Focus on genes that are linked to breast, ovarian and prostate cancers
Aug. 4, 2015
FORTY FORT, Pa. — Geisinger Health System will hold the second in an ongoing series of GenomeFIRST conferences on Sept. 30 through Oct. 1 at the Precision Health Center at 190 Welles Street in Forty Fort. The “Improving Care for Individuals and Families with High Risk for Breast, Ovarian, and Prostate Cancers due to Changes in the BRCA Gene” Symposium will look at the genes that can predispose many people to life-threatening cancers.
BRCA genes and the inherited risk for breast cancer has been a subject of widespread interest in the wake of actress Angeline Jolie’s public disclosure of her preventive double mastectomy in 2013 after being diagnosed with the genetic condition and finding she had an 87 percent lifetime risk of developing breast cancer.
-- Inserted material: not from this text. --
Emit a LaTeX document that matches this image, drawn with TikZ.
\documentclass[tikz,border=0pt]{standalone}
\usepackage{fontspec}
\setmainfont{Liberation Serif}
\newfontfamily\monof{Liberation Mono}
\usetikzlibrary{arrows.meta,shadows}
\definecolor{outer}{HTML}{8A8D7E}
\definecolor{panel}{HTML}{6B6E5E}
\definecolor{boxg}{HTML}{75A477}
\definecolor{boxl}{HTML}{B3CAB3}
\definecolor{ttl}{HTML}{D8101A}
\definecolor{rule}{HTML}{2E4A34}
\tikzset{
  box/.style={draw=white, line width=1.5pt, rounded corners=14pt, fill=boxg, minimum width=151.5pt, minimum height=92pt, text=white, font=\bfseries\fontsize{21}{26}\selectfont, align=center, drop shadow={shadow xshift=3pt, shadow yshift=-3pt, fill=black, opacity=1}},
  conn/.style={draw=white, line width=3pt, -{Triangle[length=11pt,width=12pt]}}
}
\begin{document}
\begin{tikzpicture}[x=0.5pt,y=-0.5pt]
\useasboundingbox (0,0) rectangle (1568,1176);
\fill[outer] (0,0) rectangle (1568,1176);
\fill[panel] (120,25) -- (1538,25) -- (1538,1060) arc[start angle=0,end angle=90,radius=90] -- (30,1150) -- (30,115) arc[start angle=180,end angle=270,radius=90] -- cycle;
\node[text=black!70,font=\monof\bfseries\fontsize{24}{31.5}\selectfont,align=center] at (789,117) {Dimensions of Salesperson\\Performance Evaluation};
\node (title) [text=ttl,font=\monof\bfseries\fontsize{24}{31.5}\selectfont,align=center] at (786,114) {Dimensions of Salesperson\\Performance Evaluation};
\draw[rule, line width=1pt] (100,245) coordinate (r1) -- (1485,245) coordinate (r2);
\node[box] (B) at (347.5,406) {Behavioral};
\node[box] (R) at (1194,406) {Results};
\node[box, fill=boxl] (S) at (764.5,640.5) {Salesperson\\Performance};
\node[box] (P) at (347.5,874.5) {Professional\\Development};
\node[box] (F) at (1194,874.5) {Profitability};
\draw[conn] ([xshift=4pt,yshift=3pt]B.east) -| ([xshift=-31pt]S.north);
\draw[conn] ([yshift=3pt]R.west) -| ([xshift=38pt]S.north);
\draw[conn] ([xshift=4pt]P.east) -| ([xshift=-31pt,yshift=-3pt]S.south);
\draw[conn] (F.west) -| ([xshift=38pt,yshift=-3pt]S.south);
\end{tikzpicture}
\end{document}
Her mother and aunt died from breast cancer, while her grandmother died from ovarian cancer.
“Approximately 1 in 500 people have similar changes to their BRCA genes with associated risk for cancer,” said Michael Murray (right), M.D., director of Clinical Genomics in Geisinger’s Genomic Medicine Institute, “and the overwhelming majority of them do not know it.”
The symposium will feature speakers from the Dana Farber Cancer Institute, the University of Chicago, Brown University, Centers for Disease Control (CDC), and Geisinger Health System.
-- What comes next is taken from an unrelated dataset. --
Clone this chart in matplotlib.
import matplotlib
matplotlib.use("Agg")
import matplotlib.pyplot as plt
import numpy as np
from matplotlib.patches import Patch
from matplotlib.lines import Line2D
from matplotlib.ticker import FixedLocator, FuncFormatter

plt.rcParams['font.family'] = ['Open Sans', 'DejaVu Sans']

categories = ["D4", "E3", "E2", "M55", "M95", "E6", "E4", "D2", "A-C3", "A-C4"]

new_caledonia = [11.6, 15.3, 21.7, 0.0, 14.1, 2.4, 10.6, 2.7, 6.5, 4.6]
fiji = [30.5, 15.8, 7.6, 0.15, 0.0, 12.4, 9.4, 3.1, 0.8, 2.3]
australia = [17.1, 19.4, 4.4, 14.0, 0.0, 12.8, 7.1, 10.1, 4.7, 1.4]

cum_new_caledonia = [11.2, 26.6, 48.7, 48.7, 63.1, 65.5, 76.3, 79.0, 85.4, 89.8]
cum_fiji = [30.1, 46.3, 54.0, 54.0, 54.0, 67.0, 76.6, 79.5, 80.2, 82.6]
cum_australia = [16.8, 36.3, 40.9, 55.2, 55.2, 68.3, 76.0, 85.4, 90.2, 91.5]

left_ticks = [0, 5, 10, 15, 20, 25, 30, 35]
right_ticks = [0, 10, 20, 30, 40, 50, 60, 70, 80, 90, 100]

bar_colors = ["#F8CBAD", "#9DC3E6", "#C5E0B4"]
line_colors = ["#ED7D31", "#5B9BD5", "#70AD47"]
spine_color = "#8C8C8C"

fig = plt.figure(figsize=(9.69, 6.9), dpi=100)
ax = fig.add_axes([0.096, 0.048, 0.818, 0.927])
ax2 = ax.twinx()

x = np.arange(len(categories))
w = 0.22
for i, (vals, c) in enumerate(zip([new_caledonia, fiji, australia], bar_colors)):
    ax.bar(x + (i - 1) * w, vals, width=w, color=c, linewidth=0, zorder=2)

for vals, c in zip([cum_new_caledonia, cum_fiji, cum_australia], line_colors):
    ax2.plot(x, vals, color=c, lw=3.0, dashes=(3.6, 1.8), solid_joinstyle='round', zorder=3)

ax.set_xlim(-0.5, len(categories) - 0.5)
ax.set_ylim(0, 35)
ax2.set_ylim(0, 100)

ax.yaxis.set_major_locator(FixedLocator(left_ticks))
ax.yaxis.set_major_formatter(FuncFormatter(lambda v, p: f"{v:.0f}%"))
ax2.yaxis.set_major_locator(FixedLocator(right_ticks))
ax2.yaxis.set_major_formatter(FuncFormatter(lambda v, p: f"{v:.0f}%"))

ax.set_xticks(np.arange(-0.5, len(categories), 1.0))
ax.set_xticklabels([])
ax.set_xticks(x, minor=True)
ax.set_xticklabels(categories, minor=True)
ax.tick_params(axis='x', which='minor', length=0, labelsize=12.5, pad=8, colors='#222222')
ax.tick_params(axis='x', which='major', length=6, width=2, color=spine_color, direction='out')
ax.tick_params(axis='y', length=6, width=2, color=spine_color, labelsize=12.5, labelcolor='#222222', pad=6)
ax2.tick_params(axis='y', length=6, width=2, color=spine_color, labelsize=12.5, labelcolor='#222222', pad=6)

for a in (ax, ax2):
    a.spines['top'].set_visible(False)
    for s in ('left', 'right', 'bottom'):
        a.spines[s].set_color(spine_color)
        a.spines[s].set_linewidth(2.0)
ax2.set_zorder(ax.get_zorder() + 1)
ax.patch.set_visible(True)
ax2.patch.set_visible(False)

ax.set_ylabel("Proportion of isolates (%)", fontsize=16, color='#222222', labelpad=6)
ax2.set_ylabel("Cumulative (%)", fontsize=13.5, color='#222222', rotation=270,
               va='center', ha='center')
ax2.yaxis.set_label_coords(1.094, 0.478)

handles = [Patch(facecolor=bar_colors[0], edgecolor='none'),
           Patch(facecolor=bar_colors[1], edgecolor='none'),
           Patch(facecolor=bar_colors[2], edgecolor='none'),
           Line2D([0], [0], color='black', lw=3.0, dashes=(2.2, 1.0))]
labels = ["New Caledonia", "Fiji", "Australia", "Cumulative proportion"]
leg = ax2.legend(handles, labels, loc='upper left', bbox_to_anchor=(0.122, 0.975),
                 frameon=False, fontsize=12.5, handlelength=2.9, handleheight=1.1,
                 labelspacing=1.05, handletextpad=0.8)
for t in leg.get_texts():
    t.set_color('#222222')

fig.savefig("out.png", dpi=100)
“Changes to the BRCA genes are associated with cancers in both men and women,” said Monica A. Giovanni, MS, CGC, “The cancers include breast, ovarian, pancreatic, and prostate cancer.” The symposium coincides with national Breast and Ovarian Cancer Awareness campaigns.
“This symposium will highlight new ways to identify those with this cancer risk, state of the art care, ways to support patients and families once identified, and where the field is headed.” said Dr. Murray. “These symposia function as a worldwide meeting place for people who want to learn and exchange ideas about important topics in clinical genomics.” He said the May symposium had live webcast viewers from South America, Europe and Asia.
The symposia will have a small, invited live audience present at the Precision Health Center in Forty Fort; however all are invited and welcome to join via a live, free web-link. The symposium will run from 1- 6:30 p.m. on September 30, and 9 a.m- 4 p.m. on October 1. For more information, go to go.geisinger.org/BRCAsymposium.
“The GenomeFIRST Symposia will have three target audience groups – patients and patient advocates, clinicians who care for patients, and researchers and scientists interested in the genomic basis of the condition,” Dr. Murray said.
Geisinger opened the Precision Health Center on April 20 of this year. The 14,000-square-foot, $562,000 facility will be home to highly specialized teams from Geisinger’s Clinical Genomics and Autism & Developmental Medicine Institute (ADMI), and will serve as the primary location for Geisinger Research in Northeastern Pennsylvania.